Pick out each line of the records that includes the string "chart", and copy it.

## [Dataset]
[START]

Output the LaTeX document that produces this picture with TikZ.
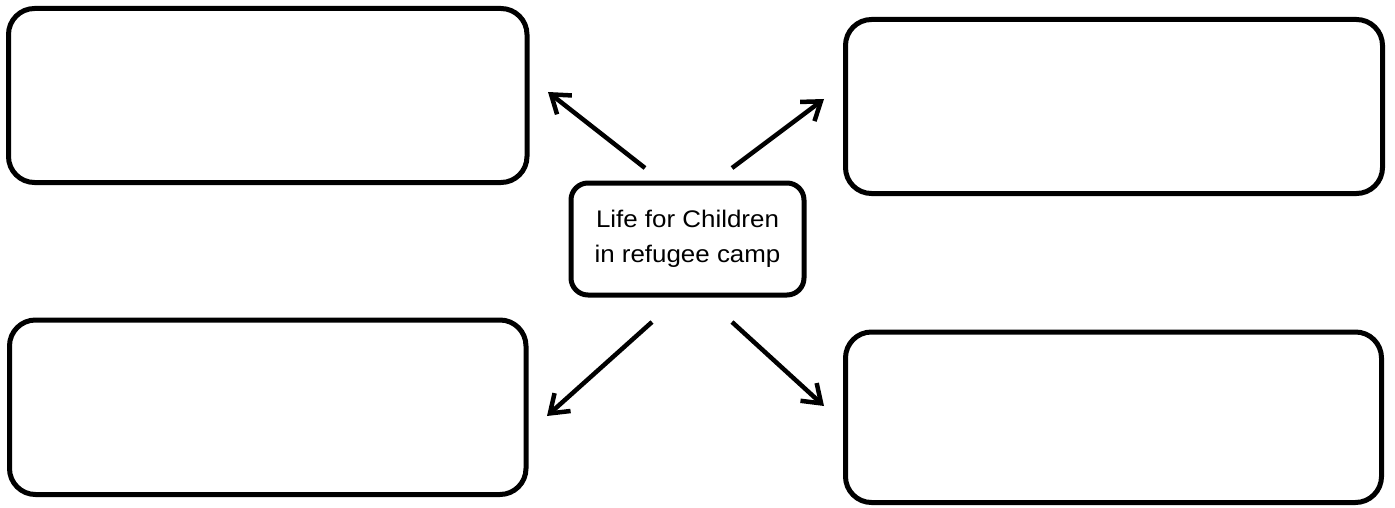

[END]
[START]

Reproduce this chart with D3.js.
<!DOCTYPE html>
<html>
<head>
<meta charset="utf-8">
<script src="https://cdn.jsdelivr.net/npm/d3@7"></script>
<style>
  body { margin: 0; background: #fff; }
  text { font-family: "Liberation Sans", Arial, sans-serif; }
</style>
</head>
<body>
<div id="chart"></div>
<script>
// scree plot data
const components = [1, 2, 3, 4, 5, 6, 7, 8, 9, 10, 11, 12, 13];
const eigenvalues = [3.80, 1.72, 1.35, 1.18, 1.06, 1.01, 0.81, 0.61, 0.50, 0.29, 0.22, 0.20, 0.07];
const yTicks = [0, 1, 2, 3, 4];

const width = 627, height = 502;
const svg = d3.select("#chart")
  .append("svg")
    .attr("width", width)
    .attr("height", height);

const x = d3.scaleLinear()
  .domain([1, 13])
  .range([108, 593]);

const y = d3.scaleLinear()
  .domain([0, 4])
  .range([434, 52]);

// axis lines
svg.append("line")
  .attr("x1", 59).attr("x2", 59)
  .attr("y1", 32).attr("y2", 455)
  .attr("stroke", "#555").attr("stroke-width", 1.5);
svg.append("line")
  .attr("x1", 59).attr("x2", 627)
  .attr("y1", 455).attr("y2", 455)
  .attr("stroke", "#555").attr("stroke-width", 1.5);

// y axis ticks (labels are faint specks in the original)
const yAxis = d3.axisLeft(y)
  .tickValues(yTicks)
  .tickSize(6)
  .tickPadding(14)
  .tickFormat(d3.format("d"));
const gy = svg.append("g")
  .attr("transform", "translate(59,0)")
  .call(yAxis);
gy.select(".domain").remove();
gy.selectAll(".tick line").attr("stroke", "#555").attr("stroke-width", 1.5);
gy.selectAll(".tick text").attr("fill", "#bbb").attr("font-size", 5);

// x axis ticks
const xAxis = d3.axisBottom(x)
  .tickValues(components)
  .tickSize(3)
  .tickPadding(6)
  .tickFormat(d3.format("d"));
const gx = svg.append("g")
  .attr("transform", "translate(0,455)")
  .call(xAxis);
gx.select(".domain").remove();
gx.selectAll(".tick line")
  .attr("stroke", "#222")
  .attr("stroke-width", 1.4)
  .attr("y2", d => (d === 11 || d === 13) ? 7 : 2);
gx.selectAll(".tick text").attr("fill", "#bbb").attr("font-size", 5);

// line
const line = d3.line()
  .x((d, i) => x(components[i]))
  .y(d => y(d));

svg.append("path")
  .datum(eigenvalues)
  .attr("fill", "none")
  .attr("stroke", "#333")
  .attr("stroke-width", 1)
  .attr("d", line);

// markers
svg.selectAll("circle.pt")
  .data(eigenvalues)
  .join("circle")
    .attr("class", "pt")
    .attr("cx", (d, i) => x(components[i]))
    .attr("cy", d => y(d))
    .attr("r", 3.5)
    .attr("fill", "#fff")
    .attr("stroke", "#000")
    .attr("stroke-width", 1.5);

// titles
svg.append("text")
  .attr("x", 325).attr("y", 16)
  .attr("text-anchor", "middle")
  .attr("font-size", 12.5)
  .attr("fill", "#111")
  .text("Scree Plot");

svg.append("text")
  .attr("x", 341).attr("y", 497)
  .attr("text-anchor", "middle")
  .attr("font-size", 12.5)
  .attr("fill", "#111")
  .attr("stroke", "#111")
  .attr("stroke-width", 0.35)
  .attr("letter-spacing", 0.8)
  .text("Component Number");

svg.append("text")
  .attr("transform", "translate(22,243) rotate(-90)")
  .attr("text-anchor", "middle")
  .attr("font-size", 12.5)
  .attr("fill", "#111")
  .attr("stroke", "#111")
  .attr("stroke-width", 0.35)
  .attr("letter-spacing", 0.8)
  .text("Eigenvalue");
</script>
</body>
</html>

[END]

## [Worked answer]
Reproduce this chart with D3.js.
<div id="chart"></div>
const svg = d3.select("#chart")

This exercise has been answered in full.